Les amendements, qui rappellent la loi controversée sur le hametz introduite en 1986, ont été adoptés avec 48 membres de la Knesset pour et 43 contre, en plein milieu d’un mouvement de protestation sociale inédit en Israël et un jour après que le Premier ministre Benjamin Netanyahu a décidé de retarder une réforme judiciaire controversée.
Le gouvernement affirme que la loi ne changera rien en l’état et qu’elle n’est que la conséquence d’une décision de justice. Pour Moshe Gafni, membre de la Knesset et chef du parti ultra-orthodoxe Judaïsme unifié de la Torah, « ce projet de loi est superflue. […] Après plus de 70 ans de gestion paisible et sans problème des hôpitaux du pays, les [tribunaux] nous ont mis en colère [en décidant] qu’un directeur d’hôpital n’avait pas le pouvoir d’intervenir dans ce domaine.… [et] ont décidé que l’octroi d’une telle autorité devait être inscrit dans la loi », a‑t-il déclaré au Jerusalem Post.
L’opposition voit dans cette loi un moyen pour le gouvernement d’introduire du conservatisme religieux dans la société israélienne. Gilad Kariv, du parti travailliste, a tweeté mardi dernier qu’elle portait atteinte à « la liberté de religion et de conscience ». Il affirme qu’il n’y a pas d’obligation d’empêcher les autres de manger du hametz, et que le hametz doit être caché de la vue uniquement dans l’espace personnel d’une personne. Il craint qu’une telle loi finisse par se répandre à d’autres espaces publics.
Le hametz uniquement interdit que dans les espaces publics pendant la Pâque juive
De nombreux responsables d’hôpitaux déclarent qu’ils ne fouilleraient pas les sacs à la recherche de hametz ni ne l’interdirait. Mais dimanche, la sécurité d’un hôpital de Netanya, une ville dans le centre d’Israël, aurait confisqué des cookies qui n’étaient pas casher pendant Pessa’h à une femme enceinte qui venait effectuer un examen de contrôle selon Mako, l’un des sites d’information les plus lus d’Israël.
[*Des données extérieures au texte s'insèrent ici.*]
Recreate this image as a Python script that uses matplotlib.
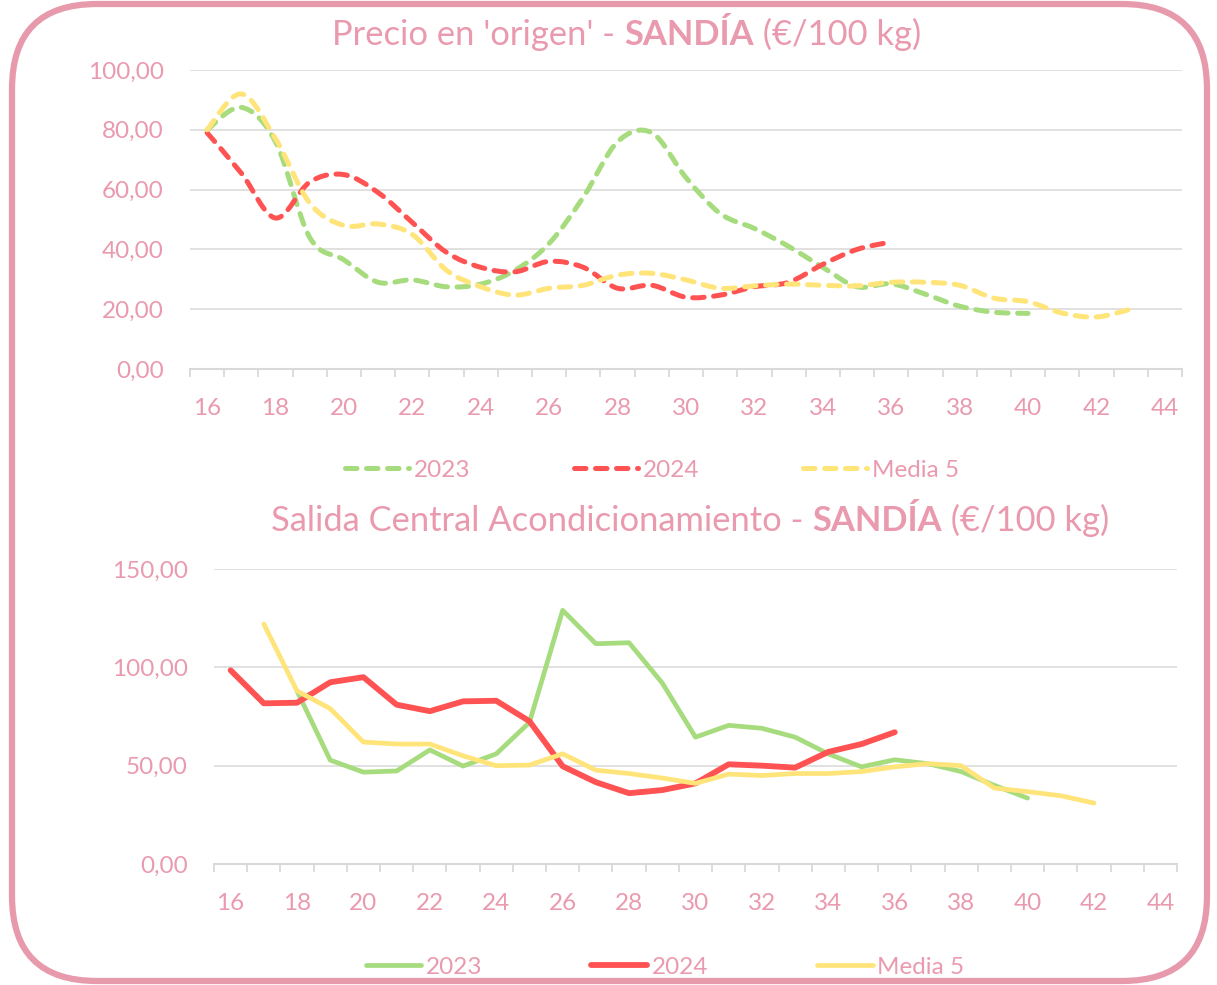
import numpy as np
import matplotlib
matplotlib.use('Agg')
import matplotlib.pyplot as plt
from matplotlib.path import Path
from matplotlib.patches import PathPatch, FancyBboxPatch
from matplotlib.lines import Line2D
from matplotlib.ticker import FuncFormatter, MultipleLocator

plt.rcParams['font.family'] = ['Lato', 'DejaVu Sans']

# --- data (semanas / €/100 kg) ---
labels = ['2023', '2024', 'Media 5']

orig_wk_2023 = list(range(16, 41))
orig_2023 = [80, 87.5, 76, 44, 36.5, 29, 29.8, 27.5, 28.4, 33, 42, 57.5, 76, 79, 64,
             52, 47, 41, 34, 27.5, 28.5, 25, 21, 19, 18.6]
orig_wk_2024 = list(range(16, 37))
orig_2024 = [79, 65.5, 50.5, 62.5, 65, 59, 49, 39, 34, 32.5, 36, 34, 27, 28, 24,
             24.7, 27.5, 29, 35, 40, 42.5]
orig_wk_media = list(range(16, 44))
orig_media = [80, 92, 77, 55.5, 48, 48.5, 45, 33, 27.5, 24.7, 27, 28, 31.4, 32, 29.8,
              27, 27.8, 28.4, 28, 27.8, 29, 29, 28, 23.7, 22.5, 18.7, 17.4, 20]

sal_wk_2023 = list(range(18, 41))
sal_2023 = [88, 52.8, 46.7, 47.3, 58, 49.8, 56, 72, 129, 112, 112.5, 92, 64.5, 70.5,
            69, 64.5, 56, 49.4, 53, 51, 47, 40, 33.5]
sal_wk_2024 = list(range(16, 37))
sal_2024 = [98.5, 81.7, 82, 92.4, 95, 81, 77.7, 82.7, 83, 72.6, 49.7, 41.6, 36, 37.6,
            41, 50.7, 50, 49, 57, 61, 67]
sal_wk_media = list(range(17, 43))
sal_media = [122, 88, 79, 62, 61, 61, 55, 50, 50.3, 56, 47.7, 46, 43.7, 41, 45.7, 45,
             46, 46, 47, 49.4, 51, 50, 38.6, 36.8, 34.7, 31]

green = '#A6DB7E'
red = '#FF5252'
yellow = '#FFE47A'
pink = '#EA9AAE'
grid_c = '#D9D9D9'
dash = (0, (2.3, 1.9))


def smooth_path(xs, ys):
    # bezier a la Excel (catmull-rom)
    pts = list(zip(xs, ys))
    n = len(pts)
    verts = [pts[0]]
    codes = [Path.MOVETO]
    for i in range(n - 1):
        p0 = pts[i - 1] if i > 0 else pts[i]
        p1 = pts[i]
        p2 = pts[i + 1]
        p3 = pts[i + 2] if i + 2 < n else pts[i + 1]
        c1 = (p1[0] + (p2[0] - p0[0]) / 6, p1[1] + (p2[1] - p0[1]) / 6)
        c2 = (p2[0] - (p3[0] - p1[0]) / 6, p2[1] - (p3[1] - p1[1]) / 6)
        verts += [c1, c2, p2]
        codes += [Path.CURVE4] * 3
    return Path(verts, codes)


def style_axes(ax, ymax, ystep):
    ax.set_xlim(15.5, 44.5)
    ax.set_ylim(0, ymax)
    ax.set_yticks(np.arange(0, ymax + 1, ystep))
    ax.yaxis.set_major_formatter(FuncFormatter(lambda v, p: f'{v:.2f}'.replace('.', ',')))
    ax.set_xticks(range(16, 45, 2))
    ax.xaxis.set_minor_locator(MultipleLocator(1, offset=0.5))
    ax.grid(axis='y', color=grid_c, lw=1.1)
    ax.set_axisbelow(True)
    for s in ['top', 'right', 'left']:
        ax.spines[s].set_visible(False)
    ax.spines['bottom'].set_color(grid_c)
    ax.spines['bottom'].set_linewidth(1.5)
    ax.tick_params(axis='x', which='major', length=0, pad=21, labelsize=17.5, labelcolor=pink)
    ax.tick_params(axis='x', which='minor', length=6, width=1.3, color=grid_c, direction='out')
    ax.tick_params(axis='y', length=0, pad=19, labelsize=17.5, labelcolor=pink)


def title(fig, x, y, pre, post, fs=24.8):
    t1 = fig.text(x, y, pre, color=pink, fontsize=fs, va='baseline', ha='left')
    a2 = plt.annotate('SANDÍA', xy=(1, 0), xycoords=t1, color=pink, fontsize=fs,
                      fontweight='bold', va='bottom', ha='left')
    a3 = plt.annotate(post, xy=(1, 0), xycoords=a2, color=pink, fontsize=fs,
                      va='bottom', ha='left')
    return t1, a2, a3


W, H = 1217, 985
fig = plt.figure(figsize=(W / 100, H / 100), dpi=100)

ax1 = fig.add_axes([190 / W, 1 - 369 / H, 992 / W, 299 / H])
style_axes(ax1, 100, 20)
for wk, vals, c in [(orig_wk_2023, orig_2023, green), (orig_wk_2024, orig_2024, red),
                    (orig_wk_media, orig_media, yellow)]:
    ax1.add_patch(PathPatch(smooth_path(wk, vals), fill=False, edgecolor=c, lw=3.6,
                            linestyle=dash, capstyle='round', joinstyle='round'))

ax2 = fig.add_axes([214 / W, 1 - 864 / H, 963 / W, 295 / H])
style_axes(ax2, 150, 50)
ax2.plot(sal_wk_2023, sal_2023, color=green, lw=3.4, solid_capstyle='round', solid_joinstyle='round')
ax2.plot(sal_wk_2024, sal_2024, color=red, lw=4.2, solid_capstyle='round', solid_joinstyle='round')
ax2.plot(sal_wk_media, sal_media, color=yellow, lw=3.4, solid_capstyle='round', solid_joinstyle='round')

title(fig, 332 / W, 1 - 45 / H, "Precio en 'origen' - ", ' (€/100 kg)')
title(fig, 271 / W, 1 - 531 / H, 'Salida Central Acondicionamiento - ', ' (€/100 kg)')

h_top = [Line2D([], [], color=c, lw=3.6, linestyle=dash, dash_capstyle='round')
         for c in (green, red, yellow)]
fig.legend(h_top, labels, loc='center', bbox_to_anchor=(652 / W, 1 - 470 / H), ncol=3,
           frameon=False, fontsize=17.5, labelcolor=pink, handlelength=2.6,
           handletextpad=0.2, columnspacing=4.3)
h_bot = [Line2D([], [], color=c, lw=lw, solid_capstyle='round')
         for c, lw in ((green, 3.4), (red, 4.2), (yellow, 3.4))]
fig.legend(h_bot, labels, loc='center', bbox_to_anchor=(665 / W, 1 - 967 / H), ncol=3,
           frameon=False, fontsize=17.5, labelcolor=pink, handlelength=2.3,
           handletextpad=0.17, columnspacing=4.5)

# marco redondeado
fig.patches.append(FancyBboxPatch((0.12, 0.04), 11.95, 9.77,
                                  boxstyle='round,pad=0,rounding_size=0.85',
                                  transform=fig.dpi_scale_trans, fill=False,
                                  edgecolor='#E89AAD', lw=4.5, figure=fig))

fig.savefig('out.png', dpi=100)
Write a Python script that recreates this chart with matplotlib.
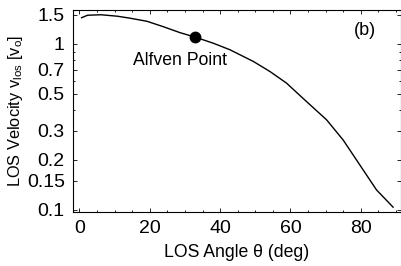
import matplotlib
matplotlib.use('Agg')
import matplotlib.pyplot as plt
from matplotlib.ticker import FixedLocator, FixedFormatter, MultipleLocator, NullFormatter

plt.rcParams['font.family'] = ['Liberation Sans', 'DejaVu Sans']
plt.rcParams['mathtext.fontset'] = 'custom'
plt.rcParams['mathtext.rm'] = 'Liberation Sans'
plt.rcParams['mathtext.it'] = 'Liberation Sans:italic'

# LOS angle (deg) and LOS velocity (units of v_o)
theta = [0.6, 2.3, 6.1, 10.8, 14.4, 19.2, 23.9, 28.6, 32.9, 38.1, 42.8, 49.5,
         54.2, 58.9, 63.7, 70.3, 75.0, 79.8, 84.5, 89.2]
v_los = [1.44, 1.49, 1.50, 1.47, 1.43, 1.37, 1.27, 1.17, 1.10, 1.01, 0.923, 0.784,
         0.682, 0.581, 0.468, 0.349, 0.264, 0.186, 0.132, 0.104]

alfven_theta = 32.9
alfven_v = 1.10

y_ticks = [0.1, 0.15, 0.2, 0.3, 0.5, 0.7, 1, 1.5]
y_labels = ['0.1', '0.15', '0.2', '0.3', '0.5', '0.7', '1', '1.5']

fig = plt.figure(figsize=(4.02, 2.66), dpi=100)
ax = fig.add_axes([0.182, 0.203, 0.815, 0.759])

ax.plot(theta, v_los, color='black', lw=1.0, solid_joinstyle='round')
ax.plot([alfven_theta], [alfven_v], 'o', color='black', ms=7.5)

ax.set_yscale('log')
ax.set_xlim(-1.8, 91.4)
ax.set_ylim(0.0972, 1.6)
ax.yaxis.set_major_locator(FixedLocator(y_ticks))
ax.yaxis.set_major_formatter(FixedFormatter(y_labels))
ax.yaxis.set_minor_formatter(NullFormatter())
ax.xaxis.set_major_locator(MultipleLocator(20))
ax.xaxis.set_minor_locator(MultipleLocator(5))

ax.tick_params(which='both', direction='in', top=True, right=True, labelsize=14, width=0.6, pad=6)
ax.tick_params(which='major', length=3)
ax.tick_params(which='minor', length=1.5)
for s in ax.spines.values():
    s.set_linewidth(0.8)

ax.set_xlabel('LOS Angle θ (deg)', fontsize=12.7, labelpad=5)
ax.set_ylabel(r'LOS Velocity v$_{\rm los}$ [v$_{\rm o}$]', fontsize=11.8, labelpad=1)

ax.text(28.5, 0.79, 'Alfven Point', fontsize=12.7, ha='center', va='center')
ax.text(0.89, 0.90, '(b)', fontsize=13, ha='center', va='center', transform=ax.transAxes)

fig.savefig('out.png', dpi=100)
Il n’est pas déterminé si la personne a reçu des instructions spécifiques de la part de la direction de l’hôpital.
Selon un récent sondage réalisé par l’Institut israélien pour la démocratie auprès de 608 personnes en hébreu et 173 personnes en arabe, 48 % des personnes interrogées pensent que l’on devrait être autorisé à apporter du hametz dans les hôpitaux pendant les jours intermédiaires de Pessa’h (du 2ème au 6ème jour), tandis que 44 % s’y opposent.
Une grande majorité (76 %) s’oppose à ce que le personnel soit autorisé à fouiller les sacs des visiteurs à la recherche de hametz pendant les jours intermédiaires de la fête, et une majorité de répondants juifs (59 %) est favorable à la création d’aires spécifiques dans les hôpitaux pour les personnes qui mangent du pain au levain, une possibilité autorisée par la loi. Mais les partisans de la coalition gouvernementale soutiennent largement (72 %) l’interdiction totale du hametz dans les hôpitaux pendant la Pâque juive.
La loi sur le hametz, introduite en 1986, stipulait qu’un propriétaire d’entreprise ne pouvait pas exposer publiquement un produit levé pour la vente ou la consommation pendant la Pâque, afin d’éviter de blesser les personnes. En 2008, un tribunal de Jérusalem a statué qu’un magasin ou un restaurant n’était pas un lieu public et pouvait vendre du hametz pendant Pessa’h. Les ultra-orthodoxes ont tenté en vain de supprimer la mention de l’espace public et ont voulu interdire complètement la vente de hametz. À l’inverse, plusieurs tentatives d’abrogation de la loi ont également échoué.